* [AVAILABLE DATA]:

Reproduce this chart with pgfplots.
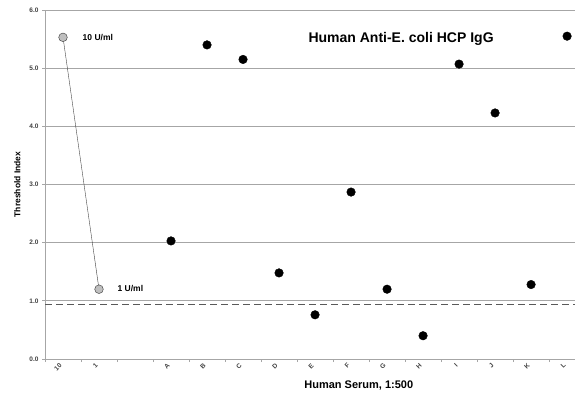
\documentclass[border=0pt]{standalone}
\usepackage{fontspec}
\setmainfont{Liberation Sans}
\usepackage{pgfplots}
\pgfplotsset{compat=1.18}
\begin{document}
\begin{tikzpicture}
\begin{axis}[
  scale only axis,
  width=530pt, height=349pt,
  xmin=-0.5, xmax=14.22,
  ymin=0, ymax=6,
  axis x line*=bottom, axis y line*=left,
  axis line style={gray!70, line width=0.8pt},
  ytick={0,1,2,3,4,5,6},
  yticklabel style={/pgf/number format/fixed,/pgf/number format/fixed zerofill,/pgf/number format/precision=1, font=\fontsize{6.5}{7}\selectfont\bfseries, text=black!75},
  /pgf/number format/assume math mode=true,
  ymajorgrids,
  major grid style={gray!70, line width=0.8pt},
  xtick={0,...,14},
  xticklabels={10,1,,A,B,C,D,E,F,G,H,I,J,K,L},
  xticklabel style={rotate=45, anchor=east, font=\fontsize{6.5}{7}\selectfont\bfseries, text=black!75},
  major x tick style={draw=none},
  minor xtick={-0.5,0.5,...,13.5},
  minor x tick style={gray!70, line width=0.8pt},
  minor tick length=3pt,
  major tick length=3pt,
  tick align=outside,
  every tick/.style={gray!70, line width=0.8pt},
  xlabel={\bfseries Human Serum, 1:500},
  xlabel style={font=\fontsize{11}{13}\selectfont, at={(rel axis cs:0.592,0)}, anchor=north, yshift=-18pt},
  ylabel={\bfseries Threshold Index},
  ylabel style={font=\fontsize{8.5}{10}\selectfont, yshift=2pt},
  clip=true,
]
\addplot[draw=gray!50!black, thin, mark=*, mark size=4.3pt, mark options={fill=gray!50, draw=gray!60!black, line width=0.5pt}] coordinates {(0,5.53) (1,1.20)};
\addplot[only marks, mark=*, mark size=4.3pt, mark options={fill=black, draw=black}] coordinates {
(3,2.03) (4,5.40) (5,5.15) (6,1.48) (7,0.76) (8,2.87) (9,1.20) (10,0.40) (11,5.07) (12,4.23) (13,1.28) (14,5.55)};
\addplot[draw=black!65, dash pattern=on 7pt off 4pt, line width=1.3pt] coordinates {(-0.5,0.94) (14.22,0.94)};
\node[font=\fontsize{8.5}{10}\selectfont\bfseries, anchor=west] at (axis cs:0.45,5.53) {10 U/ml};
\node[font=\fontsize{8.5}{10}\selectfont\bfseries, anchor=west] at (axis cs:1.42,1.22) {1 U/ml};
\node[font=\fontsize{14}{16}\selectfont\bfseries] at (axis cs:9.39,5.5) {Human Anti-E. coli HCP IgG};
\end{axis}
\pgfresetboundingbox
\path (current axis.south west)++(-45pt,-35pt) coordinate (bl);
\path (current axis.north east)++(0pt,10pt) coordinate (tr);
\path (bl) rectangle (tr);
\end{tikzpicture}
\end{document}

* [OBJECTIVE]: Without the pictures, repeat the listing above exactly.

* [EXPECTED ANSWER]:
Reproduce this chart with pgfplots.
\documentclass[border=0pt]{standalone}
\usepackage{fontspec}
\setmainfont{Liberation Sans}
\usepackage{pgfplots}
\pgfplotsset{compat=1.18}
\begin{document}
\begin{tikzpicture}
\begin{axis}[
  scale only axis,
  width=530pt, height=349pt,
  xmin=-0.5, xmax=14.22,
  ymin=0, ymax=6,
  axis x line*=bottom, axis y line*=left,
  axis line style={gray!70, line width=0.8pt},
  ytick={0,1,2,3,4,5,6},
  yticklabel style={/pgf/number format/fixed,/pgf/number format/fixed zerofill,/pgf/number format/precision=1, font=\fontsize{6.5}{7}\selectfont\bfseries, text=black!75},
  /pgf/number format/assume math mode=true,
  ymajorgrids,
  major grid style={gray!70, line width=0.8pt},
  xtick={0,...,14},
  xticklabels={10,1,,A,B,C,D,E,F,G,H,I,J,K,L},
  xticklabel style={rotate=45, anchor=east, font=\fontsize{6.5}{7}\selectfont\bfseries, text=black!75},
  major x tick style={draw=none},
  minor xtick={-0.5,0.5,...,13.5},
  minor x tick style={gray!70, line width=0.8pt},
  minor tick length=3pt,
  major tick length=3pt,
  tick align=outside,
  every tick/.style={gray!70, line width=0.8pt},
  xlabel={\bfseries Human Serum, 1:500},
  xlabel style={font=\fontsize{11}{13}\selectfont, at={(rel axis cs:0.592,0)}, anchor=north, yshift=-18pt},
  ylabel={\bfseries Threshold Index},
  ylabel style={font=\fontsize{8.5}{10}\selectfont, yshift=2pt},
  clip=true,
]
\addplot[draw=gray!50!black, thin, mark=*, mark size=4.3pt, mark options={fill=gray!50, draw=gray!60!black, line width=0.5pt}] coordinates {(0,5.53) (1,1.20)};
\addplot[only marks, mark=*, mark size=4.3pt, mark options={fill=black, draw=black}] coordinates {
(3,2.03) (4,5.40) (5,5.15) (6,1.48) (7,0.76) (8,2.87) (9,1.20) (10,0.40) (11,5.07) (12,4.23) (13,1.28) (14,5.55)};
\addplot[draw=black!65, dash pattern=on 7pt off 4pt, line width=1.3pt] coordinates {(-0.5,0.94) (14.22,0.94)};
\node[font=\fontsize{8.5}{10}\selectfont\bfseries, anchor=west] at (axis cs:0.45,5.53) {10 U/ml};
\node[font=\fontsize{8.5}{10}\selectfont\bfseries, anchor=west] at (axis cs:1.42,1.22) {1 U/ml};
\node[font=\fontsize{14}{16}\selectfont\bfseries] at (axis cs:9.39,5.5) {Human Anti-E. coli HCP IgG};
\end{axis}
\pgfresetboundingbox
\path (current axis.south west)++(-45pt,-35pt) coordinate (bl);
\path (current axis.north east)++(0pt,10pt) coordinate (tr);
\path (bl) rectangle (tr);
\end{tikzpicture}
\end{document}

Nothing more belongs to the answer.